I am reading the book The Elements of Computing Systems: Building a Modern Computer from First Principles, which contains projects encompassing the build of a computer from boolean gates all the way to high level applications (in that order). The current project I'm working on is writing an assembler using a high level language of my choice, to translate from Hack assembly code to Hack machine code (Hack is the name of the hardware platform built in the previous chapters). Although the hardware has all been built in a simulator, I have tried to pretend that I am really constructing each level using only the tools available to me at that point in the real process.

That said, it got me thinking. Using a high level language to write my assembler is certainly convenient, but for the very first assembler ever written (i.e. in history), wouldn't it need to be written in machine code, since that's all that existed at the time?

And a correlated question… how about today? If a brand new CPU architecture comes out, with a brand new instruction set, and a brand new assembly syntax, how would the assembler be constructed? I'm assuming you could still use an existing high level language to generate binaries for the assembler program, since if you know the syntax of both the assembly and machine languages for your new platform, then the task of writing the assembler is really just a text analysis task and is not inherently related to that platform (i.e. needing to be written in that platform's machine language)… which is the very reason I am able to "cheat" while writing my Hack assembler in 2012, and use some preexisting high level language to help me out.

Best Answer

for the very first assembler ever written (i.e. in history), wouldn't it need to be written in machine code

Not necessarily. Of course the very first version v0.00 of the assembler must have been written in machine code, but it would not be sufficiently powerful to be called an assembler. It would not support even half the features of a "real" assembler, but it would be sufficient to write the next version of itself.
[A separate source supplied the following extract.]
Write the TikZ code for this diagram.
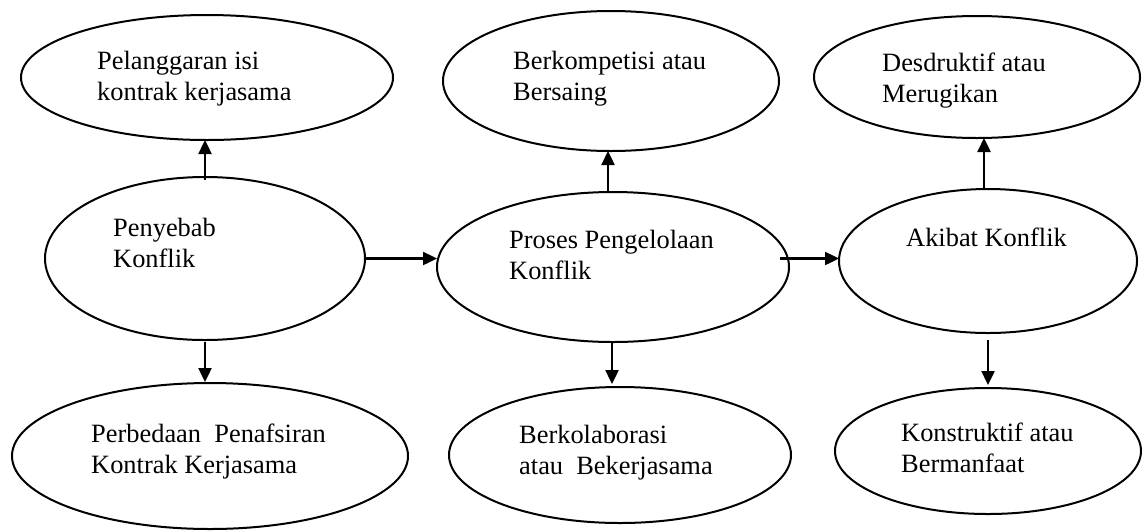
\documentclass[tikz,border=0pt]{standalone}
\usepackage{fontspec}
\setmainfont{Liberation Serif}
\usetikzlibrary{shapes.geometric,arrows.meta}
\tikzset{
  ell/.style={draw, line width=2pt, ellipse, inner sep=0pt, outer sep=0pt},
  lbl/.style={anchor=base west, align=left, inner sep=0pt, font=\fontsize{26.4}{31}\selectfont},
  arr/.style={line width=2.4pt, -{Triangle[length=14pt,width=13pt]}}
}
\begin{document}
\begin{tikzpicture}[x=1pt,y=-1pt]
\useasboundingbox (0,0) rectangle (1142,531);
% ellipses
\node[ell, minimum width=372pt, minimum height=125pt] (e1) at (207,77.5) {};
\node[ell, minimum width=336pt, minimum height=140pt] (e2) at (611,81) {};
\node[ell, minimum width=326pt, minimum height=122pt] (e3) at (977,77) {};
\node[ell, minimum width=320pt, minimum height=163pt] (e4) at (205,258.5) {};
\node[ell, minimum width=352pt, minimum height=150pt] (e5) at (613,267) {};
\node[ell, minimum width=298pt, minimum height=144pt] (e6) at (988,261) {};
\node[ell, minimum width=396pt, minimum height=146pt] (e7) at (210,456) {};
\node[ell, minimum width=342pt, minimum height=136pt] (e8) at (620,455) {};
\node[ell, minimum width=306pt, minimum height=126pt] (e9) at (988,451) {};
% labels (anchor = baseline of last line)
\node[lbl] (t1) at (97,100) {Pelanggaran isi\\kontrak kerjasama};
\node[lbl] (t2) at (513,100) {Berkompetisi atau\\Bersaing};
\node[lbl] (t3) at (882,102) {Desdruktif atau\\Merugikan};
\node[lbl] (t4) at (113,267) {Penyebab\\Konflik};
\node[lbl] (t5) at (509,279) {Proses Pengelolaan\\Konflik};
\node[lbl] (t6) at (906,246) {Akibat Konflik};
\node[lbl] (t7) at (91,473) {Perbedaan~ Penafsiran\\Kontrak Kerjasama};
\node[lbl] (t8) at (519,474) {Berkolaborasi\\atau~ Bekerjasama};
\node[lbl] (t9) at (901,472) {Konstruktif atau\\Bermanfaat};
% connectors
\draw[arr] ([yshift=-3pt]e4.north) -- (e4.north |- e1.south);
\draw[arr] ([xshift=-5pt]e5.north) -- ([xshift=-5pt]e5.north |- e2.south);
\draw[arr] ([xshift=-4pt]e6.north) -- ([xshift=-4pt]e6.north |- e3.south);
\draw[arr] ([yshift=-2pt]e4.south) -- ([yshift=1pt]e4.south |- e7.north);
\draw[arr] ([xshift=-1pt]e5.south) -- ([xshift=-1pt,yshift=3pt]e5.south |- e8.north);
\draw[arr] ([yshift=-7pt]e6.south) -- ([yshift=3pt]e6.south |- e9.north);
\draw[arr] (e4.east) -- (e4.east -| e5.west);
\draw[arr] ([xshift=-9pt]e5.east |- e4.east) -- (e6.west |- e4.east);
\end{tikzpicture}
\end{document}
Then you could re-write v0.00 in the subset of the assembly language, call it v0.01, use it to build the next feature set of your assembler v0.02, then use v0.02 to build v0.03, and so on, until you get to v1.00. As the result, only the first version will be in machine code; the first released version will be in the assembly language.

I have bootstrapped development of a template language compiler using this trick. My initial version was using printf statements, but the first version that I put to use in my company was using the very template processor that it was processing. The bootstrapping phase lasted less than four hours: as soon as my processor could produce barely useful output, I re-wrote it in its own language, compiled, and threw away the non-templated version.